ST Dongshi faces dual problems, having been investigated twice in 2023 and 2025. In 2021, it purchased new energy vehicles from related parties for 429 million yuan; in 2023, it paid 128 million yuan in non-operating funds to related parties for capital and interest, constituting non-operating fund misappropriation.

The delisted Hongtao 3 also failed to disclose the judicial freezing of its controlling shareholder’s shares in a timely manner, and its chairman knew about it but did not organize disclosure, constituting a major omission in information disclosure.

Behind the dense fines, three major regulatory signals emerge

Beyond common issues, companies also show different violations, reflecting deeper regulatory trends.

From *ST Aowei’s investigation and delisting on the same day, to ST Dongshi’s second investigation, and even delisted companies still being fined, three clear signals are evident.

Signal 1: Strict investigation of financial fraud—voluntary correction does not exempt from responsibility.
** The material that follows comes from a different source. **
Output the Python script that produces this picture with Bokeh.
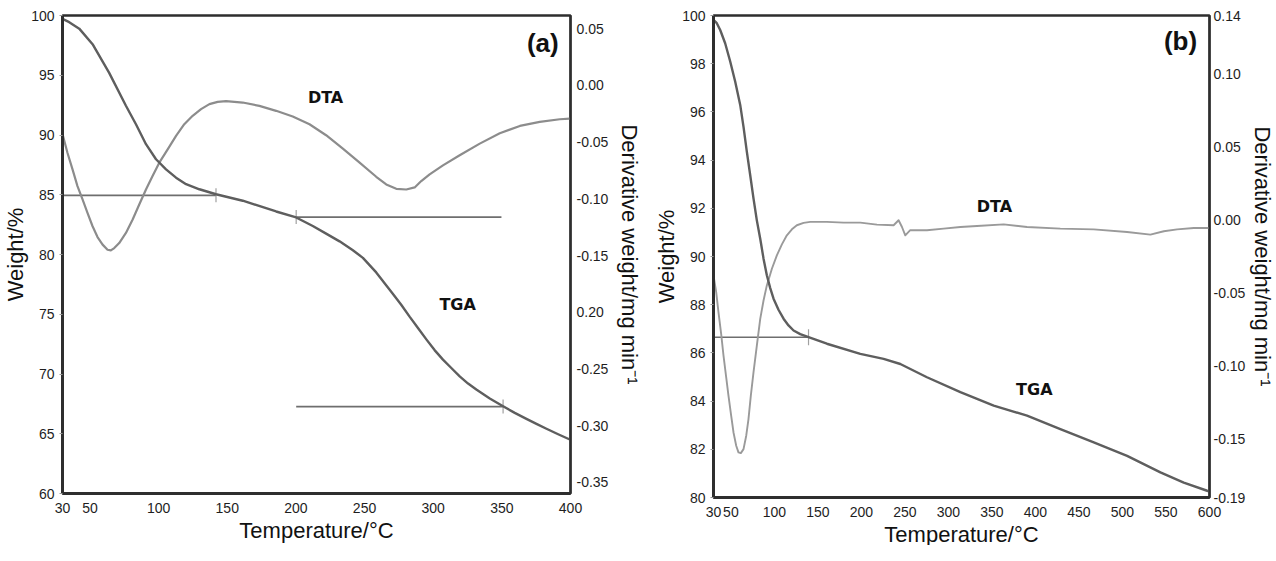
import numpy as np
from bokeh.plotting import figure
from bokeh.models import Range1d, LinearAxis, FixedTicker, NumeralTickFormatter, Label
from bokeh.layouts import row
from bokeh.embed import file_html
from bokeh.resources import INLINE

# ---------------- Panel (a) data ----------------
a_tga_t = [30, 34.9, 42.2, 51.9, 64, 76.2, 83.5, 90.8, 98.1, 105.4, 112.7, 120, 129.7, 141.8,
           161.3, 185.6, 200.2, 212.3, 222, 231.8, 241.5, 248.8, 258.5, 264.6, 270.7, 276.7,
           282.8, 288.9, 295, 301, 307.1, 313.2, 319.3, 325.4, 331.4, 341.2, 350.9, 359.4,
           367.9, 375.2, 382.5, 391, 399.5]
a_tga_w = [99.72, 99.44, 98.9, 97.6, 95.2, 92.45, 90.9, 89.23, 87.97, 87.13, 86.43, 85.88,
           85.46, 85.04, 84.5, 83.6, 83.1, 82.38, 81.75, 81.1, 80.35, 79.72, 78.5, 77.6, 76.7,
           75.8, 74.8, 73.85, 72.9, 72.0, 71.2, 70.5, 69.8, 69.2, 68.7, 67.95, 67.3, 66.75,
           66.25, 65.83, 65.42, 64.96, 64.52]
a_dta_t = [30, 33.6, 37.3, 40.9, 44.6, 48.2, 51.9, 55.5, 59.2, 62.8, 65.2, 67.7, 71.3, 76.2,
           81.1, 85.9, 90.8, 95.6, 100.5, 106.6, 112.7, 118.7, 124.8, 130.9, 137, 143, 149.1,
           161.3, 173.4, 185.6, 197.7, 209.9, 222, 234.2, 246.4, 258.5, 265.8, 273.1, 280.4,
           286.5, 291.3, 297.4, 307.1, 319.3, 333.9, 348.5, 363.1, 377.6, 392.2, 399.5]
a_dta_d = [-0.0430, -0.0594, -0.0741, -0.0888, -0.1006, -0.1124, -0.1242, -0.1337, -0.1404,
           -0.1449, -0.1455, -0.1434, -0.1390, -0.1301, -0.1183, -0.1051, -0.0918, -0.0800,
           -0.0682, -0.0564, -0.0446, -0.0343, -0.0269, -0.0210, -0.0166, -0.0146, -0.0140,
           -0.0152, -0.0181, -0.0225, -0.0275, -0.0343, -0.0440, -0.0558, -0.0682, -0.0806,
           -0.0874, -0.0912, -0.0918, -0.0900, -0.0844, -0.0785, -0.0706, -0.0617, -0.0514,
           -0.0423, -0.0358, -0.0322, -0.0299, -0.0293]
a_step_t0 = [30, 200.2, 200.2]
a_step_t1 = [141.8, 349.7, 350.9]
a_step_w = [84.95, 83.13, 67.27]
a_mark_t = [141.8, 200.2, 350.9]
a_mark_w = [84.95, 83.13, 67.27]
a_xticks = [30, 50, 100, 150, 200, 250, 300, 350, 400]
a_wticks = [60, 65, 70, 75, 80, 85, 90, 95, 100]
a_dticks = [0.05, 0.0, -0.05, -0.1, -0.15, -0.2, -0.25, -0.3, -0.35]

# ---------------- Panel (b) data ----------------
b_tga_t = [30, 33.8, 37.7, 43.4, 49.2, 54.9, 60.7, 64.5, 68.3, 72.2, 76, 79.8, 83.7, 87.5,
           91.3, 95.2, 99, 104.7, 110.5, 116.2, 122, 129.7, 139.2, 160.3, 198.7, 225.5, 244.7,
           275.3, 313.7, 352, 390.3, 428.6, 467, 505.3, 543.6, 570.4, 597.3, 600]
b_tga_w = [99.82, 99.68, 99.40, 98.85, 98.09, 97.26, 96.29, 95.38, 94.35, 93.37, 92.40,
           91.50, 90.74, 89.91, 89.22, 88.69, 88.25, 87.79, 87.42, 87.14, 86.93, 86.78, 86.65,
           86.38, 85.96, 85.75, 85.54, 84.99, 84.37, 83.81, 83.40, 82.84, 82.29, 81.73, 81.04,
           80.62, 80.28, 80.25]
b_dta_t = [30, 33.1, 35.7, 38.8, 41.5, 44.6, 47.2, 50.3, 53, 56.1, 58.7, 61.4, 64.5, 67.6,
           70.2, 72.9, 76, 79.8, 83.7, 87.5, 91.3, 97.1, 102.8, 108.6, 114.3, 120.1, 125.8,
           133.5, 141.2, 160.3, 179.5, 198.7, 217.8, 237, 242.7, 246.6, 250.4, 256.1, 275.3,
           294.5, 313.7, 332.8, 363.5, 390.3, 428.6, 467, 505.3, 532.1, 547.5, 562.8, 582,
           599.2]
b_dta_d = [-0.0379, -0.0494, -0.0631, -0.0780, -0.0928, -0.1077, -0.1203, -0.1340, -0.1455,
           -0.1546, -0.1591, -0.1596, -0.1569, -0.1477, -0.1363, -0.1203, -0.1042, -0.0860,
           -0.0677, -0.0551, -0.0448, -0.0334, -0.0242, -0.0167, -0.0105, -0.0064, -0.0036,
           -0.0020, -0.0013, -0.0013, -0.0018, -0.0018, -0.0032, -0.0036, -0.0002, -0.0048,
           -0.0105, -0.0070, -0.0070, -0.0059, -0.0048, -0.0041, -0.0030, -0.0048, -0.0059,
           -0.0064, -0.0082, -0.0100, -0.0077, -0.0064, -0.0055, -0.0055]
b_step_t0 = [30]
b_step_t1 = [139.2]
b_step_w = [86.65]
b_mark_t = [139.2]
b_mark_w = [86.65]
b_xticks = [30, 50, 100, 150, 200, 250, 300, 350, 400, 450, 500, 550, 600]
b_wticks = [80, 82, 84, 86, 88, 90, 92, 94, 96, 98, 100]
b_dticks = [0.14, 0.10, 0.05, 0.0, -0.05, -0.10, -0.15, -0.19]

FONT = "Liberation Sans"
TGA_COL = "#5e5e5e"
STEP_COL = "#6e6e6e"


def style_axis(ax, line_w, tick_out, label_standoff, axis_label_standoff):
    ax.axis_line_color = "#2e2e2e"
    ax.axis_line_width = line_w
    ax.major_tick_in = 0
    ax.major_tick_out = tick_out
    ax.major_tick_line_color = "#9a9a9a"
    ax.minor_tick_line_color = None
    ax.major_label_text_font = FONT
    ax.major_label_text_font_size = "14px"
    ax.major_label_text_color = "#1e1e1e"
    ax.major_label_standoff = label_standoff
    ax.axis_label_text_font = FONT
    ax.axis_label_text_font_size = "22px"
    ax.axis_label_text_font_style = "normal"
    ax.axis_label_text_color = "#111111"
    ax.axis_label_standoff = axis_label_standoff


def make_panel(xr, yr, dr, frame_w, frame_h, borders, xticks, wticks, dticks,
               tga_t, tga_w, dta_t, dta_d, st0, st1, sw, mt, mw, mark_size,
               dfmt_overrides, labels, dta_col, dta_w, r_standoffs):
    p = figure(frame_width=frame_w, frame_height=frame_h,
               x_range=Range1d(*xr), y_range=Range1d(*yr),
               output_backend="svg", toolbar_location=None,
               min_border_left=borders[0], min_border_right=borders[1],
               min_border_top=borders[2], min_border_bottom=borders[3])
    p.extra_y_ranges = {"d": Range1d(*dr)}
    p.xgrid.visible = False
    p.ygrid.visible = False
    p.background_fill_color = "white"
    p.border_fill_color = "white"
    p.outline_line_color = "#2e2e2e"
    p.outline_line_width = 2.5
    p.outline_line_alpha = 1.0

    p.xaxis.ticker = FixedTicker(ticks=xticks)
    p.yaxis.ticker = FixedTicker(ticks=wticks)
    p.xaxis.axis_label = "Temperature/°C"
    p.yaxis.axis_label = "Weight/%"
    style_axis(p.xaxis[0], 3, 0, 9, 2)
    style_axis(p.yaxis[0], 3, 3, 5, 0)

    rax = LinearAxis(y_range_name="d", ticker=FixedTicker(ticks=dticks),
                     formatter=NumeralTickFormatter(format="0.00"),
                     axis_label="Derivative weight/mg min⁻¹")
    if dfmt_overrides:
        rax.major_label_overrides = dfmt_overrides
    style_axis(rax, 2, 0, r_standoffs[0], r_standoffs[1])
    p.add_layout(rax, "right")

    # step lines
    p.segment(x0=st0, x1=st1, y0=sw, y1=sw, line_color=STEP_COL, line_width=1.6)
    p.scatter(x=mt, y=mw, marker="dash", angle=np.pi / 2, size=mark_size,
              line_color="#a0a0a0", line_width=1.2)
    # curves
    p.line(dta_t, dta_d, y_range_name="d", line_color=dta_col, line_width=dta_w,
           line_join="round", line_cap="round")
    p.line(tga_t, tga_w, line_color=TGA_COL, line_width=2.4, line_join="round",
           line_cap="round")

    for (txt, x, y, size, font) in labels:
        p.add_layout(Label(x=x, y=y, text=txt, text_font=font, text_font_size=size,
                           text_font_style="bold", text_color="#111111",
                           text_align="center", text_baseline="middle"))
    return p


pa = make_panel((30, 400), (60, 100), (-0.3597, 0.0615), 508, 478, (55, 74, 15, 52),
                a_xticks, a_wticks, a_dticks, a_tga_t, a_tga_w, a_dta_t, a_dta_d,
                a_step_t0, a_step_t1, a_step_w, a_mark_t, a_mark_w, 14,
                {-0.2: "0.20"},
                [("(a)", 379.8, 97.7, "26px", FONT),
                 ("DTA", 221.6, 93.1, "16px", "DejaVu Sans"),
                 ("TGA", 317.8, 75.8, "16px", "DejaVu Sans")],
                "#8c8c8c", 2.2, (6, 6))

pb = make_panel((30, 600), (80, 100), (-0.19, 0.14), 496, 482, (68, 57, 11, 52),
                b_xticks, b_wticks, b_dticks, b_tga_t, b_tga_w, b_dta_t, b_dta_d,
                b_step_t0, b_step_t1, b_step_w, b_mark_t, b_mark_w, 16,
                None,
                [("(b)", 566.7, 98.96, "26px", FONT),
                 ("DTA", 352.8, 92.07, "16px", "DejaVu Sans"),
                 ("TGA", 398.7, 84.48, "16px", "DejaVu Sans")],
                "#9a9a9a", 1.9, (4, 2))

layout = row(pa, pb)
open("out.html", "w").write(file_html(layout, INLINE))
ST Dongshi exemplifies this. Its core reason for penalties was the false disclosures in its 2022 semi-annual and annual reports, which inflated profits by 9.4029 million yuan and 18.931 million yuan, accounting for 30.97% and 82.33% of the disclosed profits. Despite voluntarily issuing correction notices in April 2024, this did not change the fact of illegal disclosure, and the company and responsible individuals were fined a total of 4.4 million yuan.

Similarly, ST Mingcheng issued correction notices for prior accounting errors in June 2022, but its illegal activities—such as inflating income and underestimating impairments—still led to fines totaling nearly 15 million yuan.

This shows that regulators are now focusing on whether fraud occurred, not just whether it was concealed.

Signal 2: Delisting does not exempt from penalties—investigations continue regardless of delisting status.

*ST Aowei received a notice of investigation on the same day it was delisted for having a market value below 5 billion yuan for 20 consecutive trading days, making it a typical “investigation equals delisting” case.

Even companies that have already delisted are still under scrutiny—Hongtao 3 and R Changkang 1 were delisted on August 15, 2024, but investigations and penalties continued. R Changkang 1 and its controlling shareholders were fined a total of 25.5 million yuan, with individual fines reaching 27.8 million yuan, and the former chairman and vice chairman were banned from securities markets for life. Hongtao 3 was fined 13.4 million yuan for failing to disclose share freezing and false performance forecasts.

From “investigated on the day of delisting” to “delisted for years but still fined,” regulators are making it clear: delisting does not mean immunity from penalties.

Signal 3: Misappropriated funds must be repaid—penalties apply even after repayment.

*ST Mubang’s case is the most illustrative. In 2024, it had non-operating fund dealings with its controlling shareholder and related parties totaling 1.204 billion yuan, accounting for 128.98% of its audited net assets. Although the funds were fully repaid by November 2025, the administrative penalty issued in March 2026 still listed “failure to disclose related-party transactions” as a core violation. *ST Mubang and six responsible persons were fined a total of 22.5 million yuan, with the controlling shareholder fined 8 million yuan and banned from securities trading for six years.

This clearly shows that regulators’ attitude has shifted from “recover the funds” to “violate and penalize, even after repayment,” aiming to fundamentally curb major shareholders’ encroachment on listed company assets.

From these three signals, it’s evident that current regulation has formed a “comprehensive coverage, zero tolerance, strong deterrence” three-dimensional enforcement pattern. The intense crackdown on information disclosure violations indicates a normalized high-pressure environment. Whether it’s financial fraud or fund misappropriation, whether companies are delisted or voluntarily corrected, as long as the red line is crossed, they will face consequences. This not only sends a clear message to the market but also strongly protects investors’ legitimate rights and interests.